* TASK INSTRUCTIONS
Without the pictures, extract every line from the start of the material to the line containing "plt.rcParams['mathtext.fontset'] = 'stix'", both ends included.
┌────────
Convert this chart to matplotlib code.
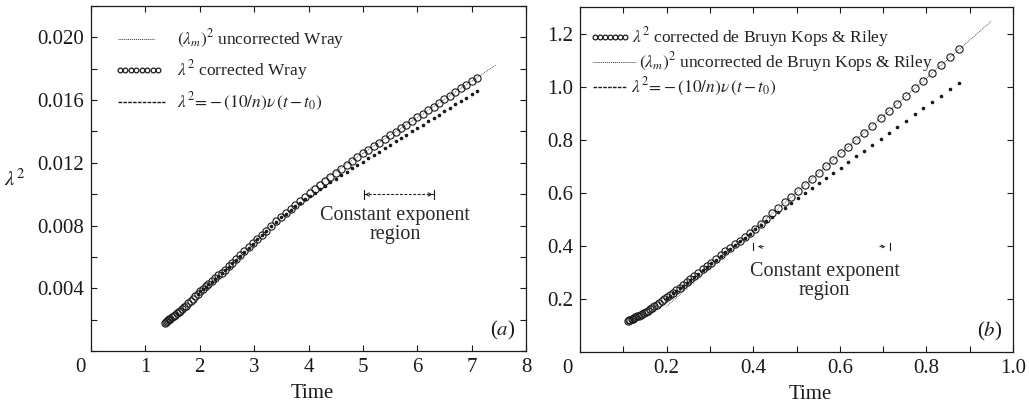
import numpy as np
import matplotlib
matplotlib.use("Agg")
import matplotlib.pyplot as plt
from matplotlib.lines import Line2D
from matplotlib.transforms import ScaledTranslation
from matplotlib.ticker import MultipleLocator, FixedLocator

plt.rcParams['font.family'] = ['Liberation Serif', 'DejaVu Serif']
plt.rcParams['mathtext.fontset'] = 'stix'

# ---------------- (a) Wray ----------------
wray_t = [1.36, 1.38, 1.40, 1.42, 1.44, 1.46, 1.49, 1.52, 1.55, 1.58, 1.61, 1.64,
          1.67, 1.71, 1.75, 1.79, 1.83, 1.87, 1.91, 1.96, 2.01, 2.06, 2.11, 2.16,
          2.22, 2.28, 2.34, 2.40, 2.46, 2.53, 2.60, 2.67, 2.74, 2.82, 2.90, 2.98,
          3.06, 3.14, 3.22, 3.31, 3.40, 3.49, 3.58, 3.67, 3.76, 3.85, 3.94, 4.03,
          4.12, 4.21, 4.30, 4.40, 4.50, 4.60, 4.70, 4.80, 4.90, 5.00, 5.10, 5.20,
          5.30, 5.40, 5.50, 5.60, 5.70, 5.80, 5.90, 6.00, 6.10, 6.20, 6.30, 6.40,
          6.50, 6.60, 6.70, 6.80, 6.90, 7.00, 7.10]
wray_corr = [0.00181, 0.00186, 0.00192, 0.00197, 0.00202, 0.00207, 0.00215, 0.00223,
             0.00232, 0.00241, 0.00250, 0.00258, 0.00267, 0.00278, 0.00290, 0.00304,
             0.00319, 0.00333, 0.00348, 0.00366, 0.00383, 0.00398, 0.00413, 0.00428,
             0.00446, 0.00464, 0.00482, 0.00500, 0.00518, 0.00540, 0.00563, 0.00586,
             0.00609, 0.00636, 0.00662, 0.00688, 0.00715, 0.00741, 0.00768, 0.00797,
             0.00827, 0.00857, 0.00882, 0.00908, 0.00933, 0.00958, 0.00983, 0.01008,
             0.01032, 0.01057, 0.01081, 0.01108, 0.01135, 0.01160, 0.01185, 0.01210,
             0.01235, 0.01260, 0.01283, 0.01306, 0.01329, 0.01352, 0.01375, 0.01398,
             0.01421, 0.01444, 0.01467, 0.01490, 0.01513, 0.01536, 0.01559, 0.01582,
             0.01605, 0.01628, 0.01651, 0.01674, 0.01697, 0.01720, 0.01743]
wray_unc_t = wray_t[19:]
wray_unc = [0.00363, 0.00380, 0.00395, 0.00410, 0.00425, 0.00443, 0.00461, 0.00479,
            0.00497, 0.00515, 0.00537, 0.00560, 0.00583, 0.00606, 0.00633, 0.00659,
            0.00685, 0.00712, 0.00738, 0.00765, 0.00794, 0.00824, 0.00852, 0.00876,
            0.00899, 0.00922, 0.00945, 0.00967, 0.00989, 0.01010, 0.01031, 0.01052,
            0.01075, 0.01098, 0.01120, 0.01142, 0.01164, 0.01186, 0.01207, 0.01229,
            0.01250, 0.01272, 0.01293, 0.01315, 0.01336, 0.01358, 0.01379, 0.01401,
            0.01422, 0.01444, 0.01465, 0.01487, 0.01508, 0.01530, 0.01551, 0.01573,
            0.01594, 0.01616, 0.01637, 0.01659]
wray_fit_t = [4.0, 7.45]
wray_fit = [0.0103, 0.01824]
wray_region = [5.02, 6.30]
wray_xticks = [0, 1, 2, 3, 4, 5, 6, 7, 8]
wray_xlabels = ['0', '1', '2', '3', '4', '5', '6', '7', '8']
wray_yticks = [0.004, 0.008, 0.012, 0.016, 0.020]
wray_ylabels = ['0.004', '0.008', '0.012', '0.016', '0.020']

# ---------------- (b) de Bruyn Kops & Riley ----------------
dbkr_t = [0.110, 0.113, 0.116, 0.119, 0.122, 0.125, 0.128, 0.132, 0.136, 0.140,
          0.144, 0.148, 0.152, 0.157, 0.162, 0.167, 0.172, 0.177, 0.183, 0.189,
          0.195, 0.201, 0.208, 0.215, 0.222, 0.230, 0.238, 0.246, 0.255, 0.264,
          0.273, 0.283, 0.293, 0.303, 0.314, 0.325, 0.336, 0.347, 0.358, 0.369,
          0.380, 0.392, 0.404, 0.417, 0.430, 0.444, 0.458, 0.473, 0.488, 0.503,
          0.519, 0.535, 0.551, 0.568, 0.585, 0.602, 0.620, 0.638, 0.656, 0.675,
          0.694, 0.713, 0.733, 0.753, 0.773, 0.793, 0.813, 0.833, 0.854, 0.875]
dbkr_corr = [0.118, 0.120, 0.122, 0.124, 0.126, 0.128, 0.131, 0.134, 0.137, 0.140,
             0.143, 0.146, 0.150, 0.155, 0.161, 0.166, 0.172, 0.177, 0.184, 0.191,
             0.198, 0.206, 0.215, 0.224, 0.233, 0.243, 0.253, 0.263, 0.274, 0.286,
             0.298, 0.311, 0.324, 0.337, 0.351, 0.365, 0.379, 0.393, 0.406, 0.420,
             0.434, 0.449, 0.465, 0.483, 0.502, 0.522, 0.542, 0.564, 0.585, 0.607,
             0.630, 0.652, 0.675, 0.700, 0.724, 0.748, 0.774, 0.800, 0.826, 0.853,
             0.880, 0.908, 0.936, 0.965, 0.994, 1.022, 1.051, 1.080, 1.110, 1.140]
dbkr_unc_t = dbkr_t[21:]
dbkr_unc = [0.203, 0.212, 0.221, 0.230, 0.240, 0.250, 0.260, 0.271, 0.283, 0.295,
            0.308, 0.321, 0.334, 0.348, 0.362, 0.376, 0.390, 0.403, 0.417, 0.431,
            0.446, 0.464, 0.479, 0.494, 0.510, 0.527, 0.544, 0.562, 0.580, 0.598,
            0.617, 0.636, 0.656, 0.675, 0.695, 0.716, 0.737, 0.759, 0.781, 0.803,
            0.825, 0.849, 0.872, 0.895, 0.919, 0.942, 0.966, 0.990, 1.015]
dbkr_fit_t = [0.20, 0.95]
dbkr_fit = [0.172, 1.247]
dbkr_region = [0.40, 0.716]
dbkr_xticks = [0.0, 0.2, 0.4, 0.6, 0.8, 1.0]
dbkr_xlabels = ['0', '0.2', '0.4', '0.6', '0.8', '1.0']
dbkr_yticks = [0.2, 0.4, 0.6, 0.8, 1.0, 1.2]
dbkr_ylabels = ['0.2', '0.4', '0.6', '0.8', '1.0', '1.2']

W, H = 1029, 407
fig = plt.figure(figsize=(W / 100, H / 100), dpi=100)
axa = fig.add_axes([91 / W, 1 - 351 / H, 435 / W, 345 / H])
axb = fig.add_axes([580 / W, 1 - 352 / H, 433 / W, 345 / H])

INK = '#1a1a1a'
circ = dict(linestyle='none', marker='o', markersize=5.2, markerfacecolor='none',
            markeredgecolor=INK, markeredgewidth=0.8)
dots = dict(linestyle='none', marker='o', markersize=1.6, color=INK)
fitkw = dict(linestyle=(0, (1, 1.2)), linewidth=0.6, color='#333333')

for ax in (axa, axb):
    for s in ax.spines.values():
        s.set_linewidth(0.9)
        s.set_color(INK)
    ax.tick_params(which='both', direction='in', top=True, right=True,
                   length=4, width=0.8, colors=INK, labelsize=15, pad=5)

# panel (a)
axa.plot(wray_fit_t, wray_fit, **fitkw)
axa.plot(wray_unc_t, wray_unc, **dots)
axa.plot(wray_t, wray_corr, **circ)
axa.set_xlim(0, 8)
axa.set_ylim(0, 0.022)
axa.set_xticks(wray_xticks, wray_xlabels)
axa.set_yticks(wray_yticks, wray_ylabels)
axa.yaxis.set_minor_locator(MultipleLocator(0.002))

# panel (b)
axb.plot(dbkr_fit_t, dbkr_fit, **fitkw)
axb.plot(dbkr_unc_t, dbkr_unc, **dots)
axb.plot(dbkr_t, dbkr_corr, **circ)
axb.set_xlim(0, 1.0)
axb.set_ylim(0, 1.3)
axb.set_xticks(dbkr_xticks, dbkr_xlabels)
axb.set_yticks(dbkr_yticks, dbkr_ylabels)
axb.xaxis.set_minor_locator(MultipleLocator(0.1))

fig.canvas.draw()
for ax, dx in ((axa, -11), (axb, -13)):
    lab = ax.get_xticklabels()[0]
    lab.set_transform(lab.get_transform() + ScaledTranslation(dx / 100, 0, fig.dpi_scale_trans))

for ax, xc in ((axa, 0.508), (axb, 0.531)):
    ax.set_xlabel('Time', fontsize=15, color=INK)
    ax.xaxis.set_label_coords(xc, -0.123)
    ax.xaxis.label.set_va('center')
axa.set_ylabel(r'$\lambda^2$', fontsize=15, rotation=0, color=INK, va='center', ha='center')
axa.yaxis.set_label_coords(-0.175, 0.494)

axa.text(0.947, 0.06, '($a$)', transform=axa.transAxes, fontsize=15,
         ha='center', va='center', color=INK)
axb.text(0.947, 0.06, '($b$)', transform=axb.transAxes, fontsize=15,
         ha='center', va='center', color=INK)

# constant exponent region markers
ya = 0.00998
axa.plot(wray_region, [ya, ya], color=INK, linewidth=0.8, linestyle=(0, (2.5, 1.5)))
for xv in wray_region:
    axa.plot([xv, xv], [ya - 0.00028, ya + 0.00028], color=INK, linewidth=0.8)
axa.annotate('', xy=(wray_region[0] + 0.02, ya), xytext=(wray_region[0] + 0.12, ya),
             arrowprops=dict(arrowstyle='->', lw=0.7, color=INK, mutation_scale=6))
axa.annotate('', xy=(wray_region[1] - 0.02, ya), xytext=(wray_region[1] - 0.12, ya),
             arrowprops=dict(arrowstyle='->', lw=0.7, color=INK, mutation_scale=6))
axa.text(5.59, 0.00803, 'Constant exponent\nregion', fontsize=14.5, ha='center',
         va='center', multialignment='center', linespacing=1.0, color='#2a2a2a')

yb = 0.397
for xv, d in ((dbkr_region[0], 1), (dbkr_region[1], -1)):
    axb.plot([xv, xv], [yb - 0.012, yb + 0.012], color=INK, linewidth=0.8)
    axb.annotate('', xy=(xv + d * 0.004, yb), xytext=(xv + d * 0.03, yb),
                 arrowprops=dict(arrowstyle='->', lw=0.7, color=INK, mutation_scale=6,
                                 linestyle=(0, (2.5, 1.5))))
axb.text(0.565, 0.266, 'Constant exponent\nregion', fontsize=14.5, ha='center',
         va='center', multialignment='center', linespacing=1.0, color='#2a2a2a')


# hand-placed legends (figure pixel positions)
def fx(px):
    return px / W


def fy(py):
    return 1 - py / H


def key_dotted(x0, x1, y):
    fig.add_artist(Line2D([fx(x0), fx(x1)], [fy(y), fy(y)], transform=fig.transFigure,
                          linestyle=(0, (1, 1)), linewidth=0.7, color='#333333'))


def key_dashed(x0, x1, y):
    fig.add_artist(Line2D([fx(x0), fx(x1)], [fy(y), fy(y)], transform=fig.transFigure,
                          linestyle=(0, (2.6, 0.9)), linewidth=1.0, color=INK))


def key_circles(x0, x1, y, n):
    xs = np.linspace(fx(x0), fx(x1), n)
    fig.add_artist(Line2D(xs, [fy(y)] * n, transform=fig.transFigure, linestyle='none',
                          marker='o', markersize=3.4, markerfacecolor='none',
                          markeredgecolor=INK, markeredgewidth=0.9))


def key_text(x, y, s):
    fig.text(fx(x), fy(y), s, fontsize=12.5, ha='left', va='center', color='#222222')


key_dotted(118, 155, 39)
key_text(177, 39, r'$(\lambda_m)^2$ uncorrected Wray')
key_circles(120, 158, 70, 8)
key_text(177, 70, r'$\lambda^2$ corrected Wray')
key_dashed(118, 165, 102)
key_text(177, 102, r'$\lambda^2\!=\!-(10/n)\nu\,(t-t_0)$')

key_circles(595, 625, 37, 7)
key_text(632, 37, r'$\lambda^2$ corrected de Bruyn Kops & Riley')
key_dotted(593, 636, 62)
key_text(639, 62, r'$(\lambda_m)^2$ uncorrected de Bruyn Kops & Riley')
key_dashed(593, 627, 87)
key_text(631, 87, r'$\lambda^2\!=\!-(10/n)\nu\,(t-t_0)$')

fig.savefig('out.png', dpi=100)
└────────
* TASK ANSWER
Convert this chart to matplotlib code.
import numpy as np
import matplotlib
matplotlib.use("Agg")
import matplotlib.pyplot as plt
from matplotlib.lines import Line2D
from matplotlib.transforms import ScaledTranslation
from matplotlib.ticker import MultipleLocator, FixedLocator

plt.rcParams['font.family'] = ['Liberation Serif', 'DejaVu Serif']
plt.rcParams['mathtext.fontset'] = 'stix'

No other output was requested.